B.C. Passage (a.m.) / Campbell River (p.m.), Canada
Date: Lodging: Distance: Total:
05/12/2001 Discovery Inn 687 KM 23716 KM

Mrs. Rogers enjoys a glass of Merlot from British Columbia.

Our views continue to be grand as we head south on the MV Queen of Prince Rupert, but not so outstanding as during our voyage through Alaska.

Jim reads aboard the MV Queen of Prince Rupert – much emptier than during summer months.

Rain sets in as we head south leaving the snow behind in Alaska and the Yukon.

Cabin P8 on the MV Queen of Prince Rupert

5 December 2001 – British Columbia’s MV Queen of Prince Rupert is a much lower-class ferry than is the MV Taku, the Alaskan car ferry that carried us several days ago. MV Queen of Prince Rupert is older with dated, stained and worn interior, an unpleasant smell throughout the lounge and cabin areas, and dismally poor service throughout, especially in the cafeteria, which apparently opens and closes depending on the whim of the crew.

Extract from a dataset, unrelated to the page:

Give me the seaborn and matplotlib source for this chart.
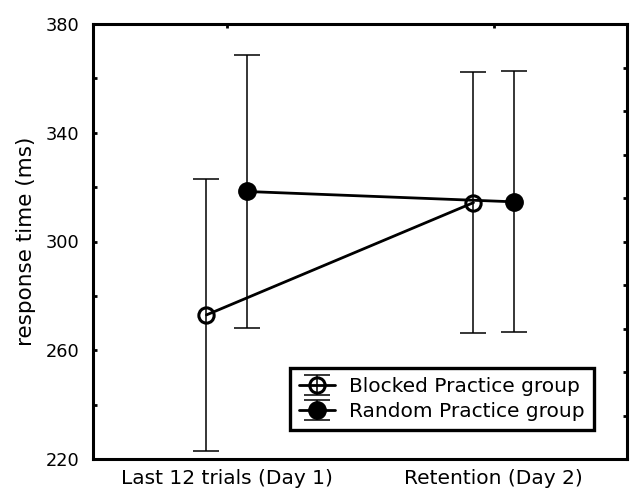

Yesterday evening, I read before turning off the light on the upper bunk, several inches smaller than on the Alaskan ferry. I was surprised the light worked over my head. The burgundy coverlet, made of a nylon-based material, held only odors, but no stains, as the slick fabric would not absorb liquid or food. Sheets were polyester and cotton, so, again, a bit slippery and too smooth. I slept bundled tightly in a knot as not to touch either the dirty paneled wall to my right or the beaten, laminated wood board on my left, protecting me from falling on the floor. The small bathroom, with a shower that didn't drain, smelled of sewage, but the hot water worked. Thank goodness for small favors.

We've stayed in poorer conditions, but the cost of the BC ferry is comparable to that of the Alaska one. Few boats run in the winter, so beggars cannot be too choosy, but I'd certainly suggest another ferry if another option is out there.